→ **Exercise goal**
Write out the material again exactly, please, and omit the pictures.

━━━━━━━━

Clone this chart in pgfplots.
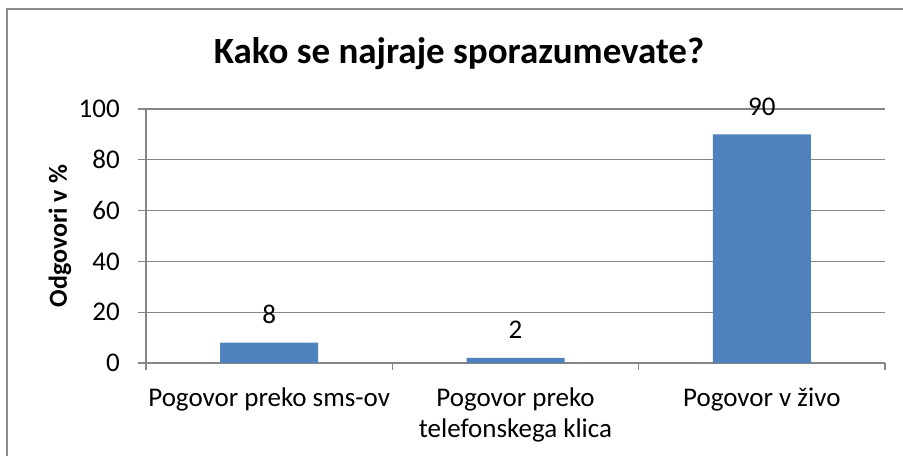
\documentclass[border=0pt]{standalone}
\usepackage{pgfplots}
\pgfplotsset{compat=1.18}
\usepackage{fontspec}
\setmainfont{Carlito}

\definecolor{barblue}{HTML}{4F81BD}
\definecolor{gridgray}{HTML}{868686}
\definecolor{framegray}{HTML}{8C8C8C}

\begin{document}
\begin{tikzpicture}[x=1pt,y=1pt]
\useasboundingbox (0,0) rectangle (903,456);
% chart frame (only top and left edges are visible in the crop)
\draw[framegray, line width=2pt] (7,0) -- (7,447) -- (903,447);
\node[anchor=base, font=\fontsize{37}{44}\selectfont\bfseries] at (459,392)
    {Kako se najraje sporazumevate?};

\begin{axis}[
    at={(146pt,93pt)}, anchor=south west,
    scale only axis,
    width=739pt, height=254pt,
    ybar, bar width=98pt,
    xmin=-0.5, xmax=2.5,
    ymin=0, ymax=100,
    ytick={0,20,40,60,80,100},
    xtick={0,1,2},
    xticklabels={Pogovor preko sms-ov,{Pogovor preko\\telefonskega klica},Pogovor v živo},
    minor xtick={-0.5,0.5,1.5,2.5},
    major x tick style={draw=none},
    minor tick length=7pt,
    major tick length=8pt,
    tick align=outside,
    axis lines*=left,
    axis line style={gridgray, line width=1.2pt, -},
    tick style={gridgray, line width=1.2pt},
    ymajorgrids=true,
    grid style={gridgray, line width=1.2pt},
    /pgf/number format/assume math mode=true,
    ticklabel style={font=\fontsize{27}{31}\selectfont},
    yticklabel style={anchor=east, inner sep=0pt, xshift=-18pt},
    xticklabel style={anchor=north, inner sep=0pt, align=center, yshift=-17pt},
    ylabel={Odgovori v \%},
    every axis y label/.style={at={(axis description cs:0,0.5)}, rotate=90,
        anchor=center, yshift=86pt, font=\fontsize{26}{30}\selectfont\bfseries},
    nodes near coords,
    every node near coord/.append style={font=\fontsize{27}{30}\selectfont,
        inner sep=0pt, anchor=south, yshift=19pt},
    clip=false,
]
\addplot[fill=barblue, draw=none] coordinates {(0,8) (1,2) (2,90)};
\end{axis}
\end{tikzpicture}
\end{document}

━━━━━━━━

→ **Result**
Clone this chart in pgfplots.
\documentclass[border=0pt]{standalone}
\usepackage{pgfplots}
\pgfplotsset{compat=1.18}
\usepackage{fontspec}
\setmainfont{Carlito}

\definecolor{barblue}{HTML}{4F81BD}
\definecolor{gridgray}{HTML}{868686}
\definecolor{framegray}{HTML}{8C8C8C}

\begin{document}
\begin{tikzpicture}[x=1pt,y=1pt]
\useasboundingbox (0,0) rectangle (903,456);
% chart frame (only top and left edges are visible in the crop)
\draw[framegray, line width=2pt] (7,0) -- (7,447) -- (903,447);
\node[anchor=base, font=\fontsize{37}{44}\selectfont\bfseries] at (459,392)
    {Kako se najraje sporazumevate?};

\begin{axis}[
    at={(146pt,93pt)}, anchor=south west,
    scale only axis,
    width=739pt, height=254pt,
    ybar, bar width=98pt,
    xmin=-0.5, xmax=2.5,
    ymin=0, ymax=100,
    ytick={0,20,40,60,80,100},
    xtick={0,1,2},
    xticklabels={Pogovor preko sms-ov,{Pogovor preko\\telefonskega klica},Pogovor v živo},
    minor xtick={-0.5,0.5,1.5,2.5},
    major x tick style={draw=none},
    minor tick length=7pt,
    major tick length=8pt,
    tick align=outside,
    axis lines*=left,
    axis line style={gridgray, line width=1.2pt, -},
    tick style={gridgray, line width=1.2pt},
    ymajorgrids=true,
    grid style={gridgray, line width=1.2pt},
    /pgf/number format/assume math mode=true,
    ticklabel style={font=\fontsize{27}{31}\selectfont},
    yticklabel style={anchor=east, inner sep=0pt, xshift=-18pt},
    xticklabel style={anchor=north, inner sep=0pt, align=center, yshift=-17pt},
    ylabel={Odgovori v \%},
    every axis y label/.style={at={(axis description cs:0,0.5)}, rotate=90,
        anchor=center, yshift=86pt, font=\fontsize{26}{30}\selectfont\bfseries},
    nodes near coords,
    every node near coord/.append style={font=\fontsize{27}{30}\selectfont,
        inner sep=0pt, anchor=south, yshift=19pt},
    clip=false,
]
\addplot[fill=barblue, draw=none] coordinates {(0,8) (1,2) (2,90)};
\end{axis}
\end{tikzpicture}
\end{document}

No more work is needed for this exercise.